Technical information
- Licensing authority: FCC
- Facility ID: 7989
- Class: C1
- ERP: 100,000 watts horizontal polarization; 43,000 watts vertical polarization;
- HAAT: 280 meters (920 ft)
- Transmitter coordinates: 44°0′7.4″N 123°6′54.3″W﻿ / ﻿44.002056°N 123.115083°W

Links
- Public license information: Public file; LMS;
- Webcast: Listen live; Listen live; Listen live (via iHeartRadio);
- Website: www.starfm1023.com

= KEHK =

Radio station in Brownsville–Eugene, Oregon

KEHK (102.3 FM) is a commercial radio station licensed to Brownsville, Oregon, and serving the Eugene-Springfield radio market. It is owned by Cumulus Media and airs a hot adult contemporary radio format, using the moniker "Star 102.3." KEHK's studios and offices are on Executive Parkway in Eugene, and its transmitter is off Blanton Road, also in Eugene.

== History ==
The station first signed on as KGAL-FM on April 1, 1991. It was owned by Eads Broadcasting Corporation, along with KSHO in Lebanon, Oregon. KGAL-FM aired a satellite oldies format, using the "Kool Gold" service.

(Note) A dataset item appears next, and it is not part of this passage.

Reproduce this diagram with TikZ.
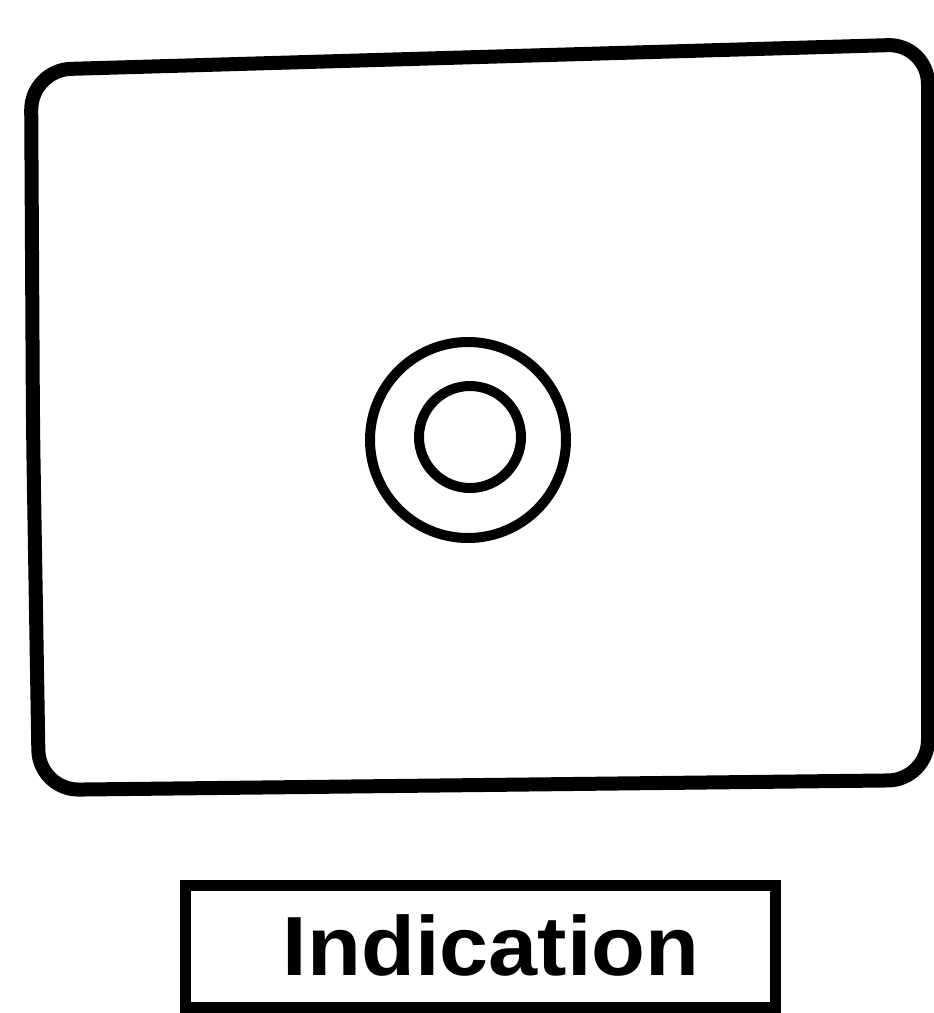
\documentclass[tikz,border=0pt]{standalone}
\usepackage{fontspec}
\setmainfont{Liberation Sans}
\begin{document}
\begin{tikzpicture}[x=1pt,y=-1pt,
  frame/.style={draw=black,line width=14pt,rounded corners=40pt,line join=round},
  ring/.style={draw=black,line width=10pt},
  labelbox/.style={draw=black,line width=11pt,minimum width=590pt,minimum height=122pt,inner sep=0pt},
  labeltext/.style={font=\bfseries\fontsize{84}{90}\selectfont,inner sep=0pt,anchor=base,xscale=1.05}]
\useasboundingbox (0,0) rectangle (934,1013);
\draw[frame] (33,430) -- (31,70) -- (928,44) -- (928,780) -- (39,790) -- cycle;
\node[ring,circle,minimum size=196pt,inner sep=0pt] (outer) at (468,440) {};
\node[ring,circle,minimum size=102pt,inner sep=0pt] (inner) at (470,437) {};
\node[labelbox] (box) at (480,946) {};
\node[labeltext] (lbl) at (491,975) {Indication};
\end{tikzpicture}
\end{document}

Initially it was only powered at 6,000 watts, a fraction of its power today, and did not significantly reach the Eugene-Springfield market.

In 1994, it moved to its current transmitter site with an adult album alternative format as "Clear 102.3" and changed its call sign to KLRF. In 1996, it switched to classic hits as "102.3 The Hawk" and its current call letters KEHK. In 2003, it changed to "Star 102.3" with its hot adult contemporary format.